The news coverage of Shane and Josh finally freed after their long, terrifying ordeal is amazing. I couldn't imagine being kept captive for over two years in dark, dingy, dirty, lonely quarters with what kind of food? What kind of health care? God only knows.
How brave they are to had endured and survived and be here now to tell us their incredible story!
I know a bit about how horrible prisons overseas can be, because while teaching in Thailand for six years I often visited the prisons to aid the prisoners. Why? Because their only crime was crossing the border from Cambodia into Thailand and the conditions of the prisoners were horrendous! Not too different from what Shane and Josh had done, but within the Middle East.
The cells were so jammed packed with prisoners, they could barely move and there was very little water and no bathroom.
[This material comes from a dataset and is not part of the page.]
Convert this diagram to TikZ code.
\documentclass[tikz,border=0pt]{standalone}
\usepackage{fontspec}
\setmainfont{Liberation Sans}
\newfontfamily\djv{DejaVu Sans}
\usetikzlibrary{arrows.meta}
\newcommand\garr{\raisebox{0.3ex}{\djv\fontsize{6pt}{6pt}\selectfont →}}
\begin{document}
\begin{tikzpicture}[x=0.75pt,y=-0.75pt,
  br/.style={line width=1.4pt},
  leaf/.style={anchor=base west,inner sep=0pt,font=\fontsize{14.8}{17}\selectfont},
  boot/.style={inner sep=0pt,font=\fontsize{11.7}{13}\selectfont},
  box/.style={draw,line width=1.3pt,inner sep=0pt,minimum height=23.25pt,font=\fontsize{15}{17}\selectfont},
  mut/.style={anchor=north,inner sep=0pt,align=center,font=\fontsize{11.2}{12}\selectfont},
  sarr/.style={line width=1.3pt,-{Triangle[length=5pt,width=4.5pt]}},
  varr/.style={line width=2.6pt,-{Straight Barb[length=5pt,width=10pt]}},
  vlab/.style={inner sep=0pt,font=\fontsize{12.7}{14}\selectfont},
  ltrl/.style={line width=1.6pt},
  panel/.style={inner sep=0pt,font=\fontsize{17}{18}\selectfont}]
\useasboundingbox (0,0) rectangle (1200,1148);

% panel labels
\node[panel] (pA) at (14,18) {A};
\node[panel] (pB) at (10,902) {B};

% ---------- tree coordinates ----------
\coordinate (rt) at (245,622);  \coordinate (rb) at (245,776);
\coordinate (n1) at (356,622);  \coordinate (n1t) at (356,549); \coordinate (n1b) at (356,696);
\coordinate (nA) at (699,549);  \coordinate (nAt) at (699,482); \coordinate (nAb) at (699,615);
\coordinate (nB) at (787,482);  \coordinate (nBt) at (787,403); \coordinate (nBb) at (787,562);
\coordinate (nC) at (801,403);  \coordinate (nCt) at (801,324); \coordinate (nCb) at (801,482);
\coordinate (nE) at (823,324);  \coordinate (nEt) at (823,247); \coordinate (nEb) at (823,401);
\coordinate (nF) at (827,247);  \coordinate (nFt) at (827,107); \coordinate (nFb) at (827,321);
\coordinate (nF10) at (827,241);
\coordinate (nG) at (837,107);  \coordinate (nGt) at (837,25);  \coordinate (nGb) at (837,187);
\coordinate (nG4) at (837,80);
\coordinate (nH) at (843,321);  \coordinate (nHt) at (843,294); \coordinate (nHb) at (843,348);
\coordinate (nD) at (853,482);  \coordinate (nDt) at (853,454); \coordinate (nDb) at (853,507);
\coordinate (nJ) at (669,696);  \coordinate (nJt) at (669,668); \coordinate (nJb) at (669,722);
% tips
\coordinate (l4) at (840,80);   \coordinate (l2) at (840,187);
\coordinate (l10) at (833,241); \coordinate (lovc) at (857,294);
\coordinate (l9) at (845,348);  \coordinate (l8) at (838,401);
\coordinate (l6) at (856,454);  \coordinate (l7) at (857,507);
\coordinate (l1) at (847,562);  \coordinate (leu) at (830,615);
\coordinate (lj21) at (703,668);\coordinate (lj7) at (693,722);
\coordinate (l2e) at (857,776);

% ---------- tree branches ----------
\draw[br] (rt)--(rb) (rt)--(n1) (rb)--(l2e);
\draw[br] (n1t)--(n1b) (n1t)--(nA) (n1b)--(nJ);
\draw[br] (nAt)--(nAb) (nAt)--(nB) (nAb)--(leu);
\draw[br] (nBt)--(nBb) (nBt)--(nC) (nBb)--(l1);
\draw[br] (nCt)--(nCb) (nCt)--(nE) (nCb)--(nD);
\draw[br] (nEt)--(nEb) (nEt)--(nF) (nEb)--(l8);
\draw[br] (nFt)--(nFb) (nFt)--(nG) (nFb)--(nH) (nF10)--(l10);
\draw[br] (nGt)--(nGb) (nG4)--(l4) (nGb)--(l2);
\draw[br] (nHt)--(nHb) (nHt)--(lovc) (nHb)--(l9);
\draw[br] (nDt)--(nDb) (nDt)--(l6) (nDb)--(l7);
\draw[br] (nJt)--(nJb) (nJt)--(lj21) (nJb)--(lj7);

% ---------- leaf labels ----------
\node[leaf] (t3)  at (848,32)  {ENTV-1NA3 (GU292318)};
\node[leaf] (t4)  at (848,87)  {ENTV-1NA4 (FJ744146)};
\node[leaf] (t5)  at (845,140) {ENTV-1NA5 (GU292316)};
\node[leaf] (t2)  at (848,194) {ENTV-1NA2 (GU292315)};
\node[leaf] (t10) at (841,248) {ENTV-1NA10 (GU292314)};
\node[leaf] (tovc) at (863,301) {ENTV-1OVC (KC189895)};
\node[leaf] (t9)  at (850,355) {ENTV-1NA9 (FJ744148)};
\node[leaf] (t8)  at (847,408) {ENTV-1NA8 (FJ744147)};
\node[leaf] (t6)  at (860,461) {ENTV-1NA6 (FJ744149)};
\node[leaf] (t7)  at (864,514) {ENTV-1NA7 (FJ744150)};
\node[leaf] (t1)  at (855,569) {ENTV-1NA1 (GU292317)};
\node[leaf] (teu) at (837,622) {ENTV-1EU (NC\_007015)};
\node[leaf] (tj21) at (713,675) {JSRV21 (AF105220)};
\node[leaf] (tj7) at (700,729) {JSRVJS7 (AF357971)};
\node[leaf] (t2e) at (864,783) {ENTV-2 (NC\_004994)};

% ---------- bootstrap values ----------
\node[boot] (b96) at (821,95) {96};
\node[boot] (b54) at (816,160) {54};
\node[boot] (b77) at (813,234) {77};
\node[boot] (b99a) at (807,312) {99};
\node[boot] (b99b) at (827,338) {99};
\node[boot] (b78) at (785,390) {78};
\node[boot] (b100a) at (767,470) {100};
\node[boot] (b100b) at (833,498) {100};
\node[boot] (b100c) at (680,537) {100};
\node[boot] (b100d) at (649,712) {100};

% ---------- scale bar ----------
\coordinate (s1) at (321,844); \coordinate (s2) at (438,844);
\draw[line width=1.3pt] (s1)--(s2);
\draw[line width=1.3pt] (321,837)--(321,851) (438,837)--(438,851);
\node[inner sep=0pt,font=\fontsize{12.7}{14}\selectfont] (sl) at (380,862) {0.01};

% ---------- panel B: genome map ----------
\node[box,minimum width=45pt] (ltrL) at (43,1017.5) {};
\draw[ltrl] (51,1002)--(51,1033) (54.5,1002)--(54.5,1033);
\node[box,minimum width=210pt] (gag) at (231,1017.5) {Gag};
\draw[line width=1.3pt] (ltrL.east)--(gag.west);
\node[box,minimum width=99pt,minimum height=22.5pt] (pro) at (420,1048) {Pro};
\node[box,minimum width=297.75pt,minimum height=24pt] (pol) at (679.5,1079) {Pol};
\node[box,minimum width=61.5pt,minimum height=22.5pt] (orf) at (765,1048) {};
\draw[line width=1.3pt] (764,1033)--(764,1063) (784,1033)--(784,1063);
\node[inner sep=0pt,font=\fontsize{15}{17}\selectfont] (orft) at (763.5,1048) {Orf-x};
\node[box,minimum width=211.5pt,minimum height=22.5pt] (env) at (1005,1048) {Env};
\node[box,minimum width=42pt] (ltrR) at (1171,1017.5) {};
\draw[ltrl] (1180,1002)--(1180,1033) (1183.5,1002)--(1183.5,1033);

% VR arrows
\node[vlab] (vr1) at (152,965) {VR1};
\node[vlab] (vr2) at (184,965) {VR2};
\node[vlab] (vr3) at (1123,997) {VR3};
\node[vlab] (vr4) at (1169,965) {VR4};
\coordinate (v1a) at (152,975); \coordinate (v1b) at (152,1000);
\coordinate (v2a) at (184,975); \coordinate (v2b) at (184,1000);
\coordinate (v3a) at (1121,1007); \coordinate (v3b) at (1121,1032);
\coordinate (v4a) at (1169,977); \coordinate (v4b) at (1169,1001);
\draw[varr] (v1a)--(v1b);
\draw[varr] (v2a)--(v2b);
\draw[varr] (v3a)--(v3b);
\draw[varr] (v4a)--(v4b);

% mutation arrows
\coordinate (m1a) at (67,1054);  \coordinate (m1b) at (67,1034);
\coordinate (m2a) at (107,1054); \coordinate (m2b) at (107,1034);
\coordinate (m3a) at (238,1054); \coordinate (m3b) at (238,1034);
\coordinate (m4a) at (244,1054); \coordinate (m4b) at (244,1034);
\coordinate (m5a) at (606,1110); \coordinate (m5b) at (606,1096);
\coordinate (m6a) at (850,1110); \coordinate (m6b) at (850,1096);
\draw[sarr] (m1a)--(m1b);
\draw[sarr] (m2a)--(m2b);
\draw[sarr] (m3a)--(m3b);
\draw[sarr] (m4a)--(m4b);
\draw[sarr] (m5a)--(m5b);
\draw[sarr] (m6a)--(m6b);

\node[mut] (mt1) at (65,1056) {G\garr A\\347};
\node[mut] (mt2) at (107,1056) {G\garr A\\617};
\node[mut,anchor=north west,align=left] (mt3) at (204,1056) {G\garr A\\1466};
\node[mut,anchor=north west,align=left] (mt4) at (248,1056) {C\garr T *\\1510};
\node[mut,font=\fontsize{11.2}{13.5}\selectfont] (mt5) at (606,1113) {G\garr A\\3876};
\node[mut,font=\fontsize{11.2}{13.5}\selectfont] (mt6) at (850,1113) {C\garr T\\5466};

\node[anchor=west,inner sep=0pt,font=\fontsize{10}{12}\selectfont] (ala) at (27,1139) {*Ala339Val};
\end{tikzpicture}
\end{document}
How horrific. I often brought water bottles to the prison with some friends to hand out to those inside the bars.
Unlike these Cambodians who after a period of time are simply departed back to their home country, Josh and Shane had to pay a fee. 1 million dollars.
But they are finally free.
In their words:
"Today can only be described as the best day of our lives," the families of Bauer, Fattal and Shourd said in a joint statement. "We have waited for nearly 26 months for this moment, and the joy and relief we feel at Shane and Josh's long-awaited freedom knows no bounds."
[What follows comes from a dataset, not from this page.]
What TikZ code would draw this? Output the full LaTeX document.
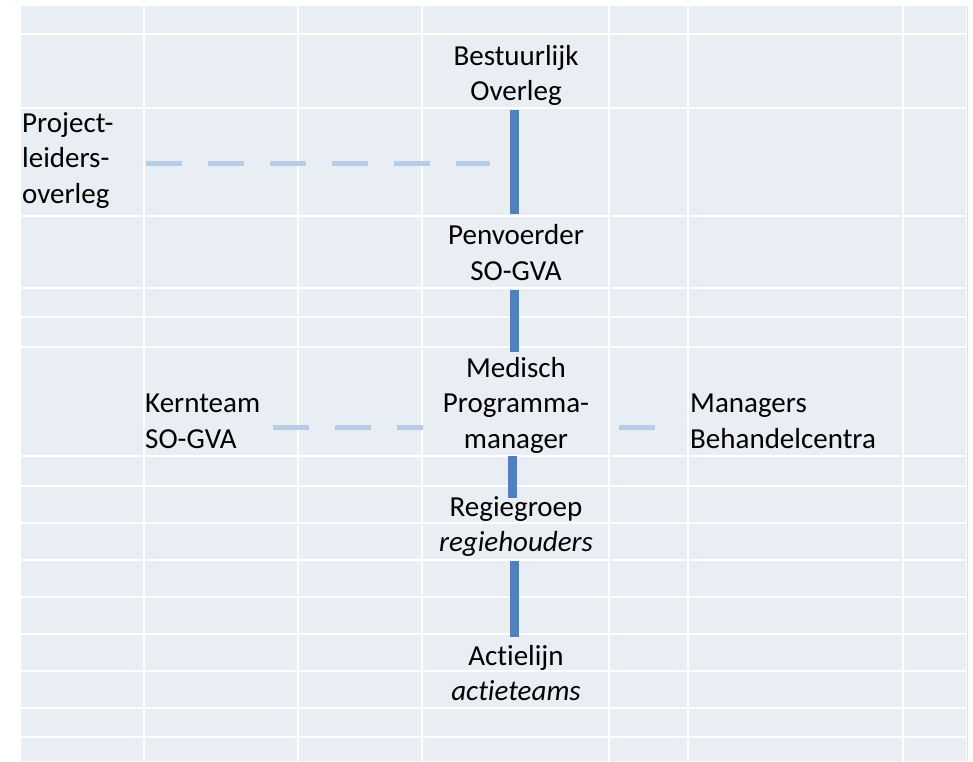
\documentclass[tikz,border=0pt]{standalone}
\usepackage{fontspec}
\setmainfont{Carlito}[Ligatures=CommonOff]
\definecolor{cellbg}{RGB}{233,237,244}
\definecolor{solidblue}{RGB}{79,129,189}
\definecolor{dashblue}{RGB}{183,204,229}
\begin{document}
\begin{tikzpicture}[x=1pt, y=-1pt,
		lbl/.style={font=\fontsize{29}{35.5}\selectfont, inner sep=0pt, anchor=base, align=center},
		lblleft/.style={lbl, anchor=base west, align=left},
		solidline/.style={draw=solidblue, line width=9pt},
		dashline/.style={draw=dashblue, line width=5pt, dash pattern=on 36pt off 26pt}]
		\useasboundingbox (0,0) rectangle (973,761);
		% Draw the table background
		\fill[cellbg] (21,6) rectangle (966,761);
		\draw[black!12, line width=1pt] (967,6) -- (967,761);
		% White grid lines between the cells
		\foreach \x in {144,298,422,609,688,903} {
			\draw[white, line width=2.5pt] (\x,6) -- (\x,761);
		}
		\foreach \y in {34,108,216,288,317,347,456,486,523,560,597,634,671,708,737} {
			\draw[white, line width=2.5pt] (21,\y) -- (966,\y);
		}
		% Labels of the organisation (placed at the baseline of the last line)
		\node[lbl] (bo) at (516,100.5) {Bestuurlijk\\Overleg};
		\node[lblleft] (proj) at (22,203) {Project-\\leiders-\\overleg};
		\node[lbl] (pv) at (516,280) {Penvoerder\\SO-GVA};
		\node[lbl] (med) at (516,448) {Medisch\\Programma-\\manager};
		\node[lblleft] (kern) at (145,448) {Kernteam\\SO-GVA};
		\node[lblleft] (mgr) at (690,448) {Managers\\Behandelcentra};
		\node[lbl] (rg) at (516,551.5) {Regiegroep\\\textit{regiehouders}};
		\node[lbl] (al) at (516,700.5) {Actielijn\\\textit{actieteams}};
		% Solid lines down the chain
		\draw[solidline, shorten <=4pt, shorten >=10pt] ([xshift=-2pt]bo.south) -- ([xshift=-2pt]pv.north);
		\draw[solidline, shorten <=10pt, shorten >=5pt] ([xshift=-2pt]pv.south) -- ([xshift=-2pt]med.north);
		\draw[solidline, shorten <=3pt, shorten >=-2pt] ([xshift=-4pt]med.south) -- ([xshift=-4pt]rg.north);
		\draw[solidline, shorten <=4pt, shorten >=8pt] ([xshift=-2pt]rg.south) -- ([xshift=-2pt]al.north);
		% Dashed lines to the side groups
		\draw[dashline, shorten <=32pt, shorten >=26pt] ([yshift=-3pt]proj.east) -- ([yshift=-3pt]proj.east -| bo.south);
		\draw[dashline, shorten <=13pt, shorten >=20pt] ([yshift=-6pt]kern.east) -- ([yshift=-6pt]kern.east -| med.west);
		\draw[dashline, shorten <=30pt, shorten >=35pt] ([yshift=-6pt]kern.east -| med.east) -- ([yshift=-6pt]kern.east -| mgr.west);
\end{tikzpicture}
\end{document}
I have a friend who lives in Iran and he attests to the "control" the government has over the people. control of the internet, alcohol, clothing, behavior, and in many aspects of one's life. This is only part of the reason the Iranian people fought in the breif-lived civil war to gain some control over their own lives.
I hope we, as Americans, learn from this and realize what we have -freedom. All Iranians are not the same, some favoring freedom and some wanting to further controls in government. But everyone deserves to choose what they want for their own lives.
Let us remember those still in confinement in Iran and remember how blessed we are to have freedom and continue to fight for those who are in need. Not with guns, but with words.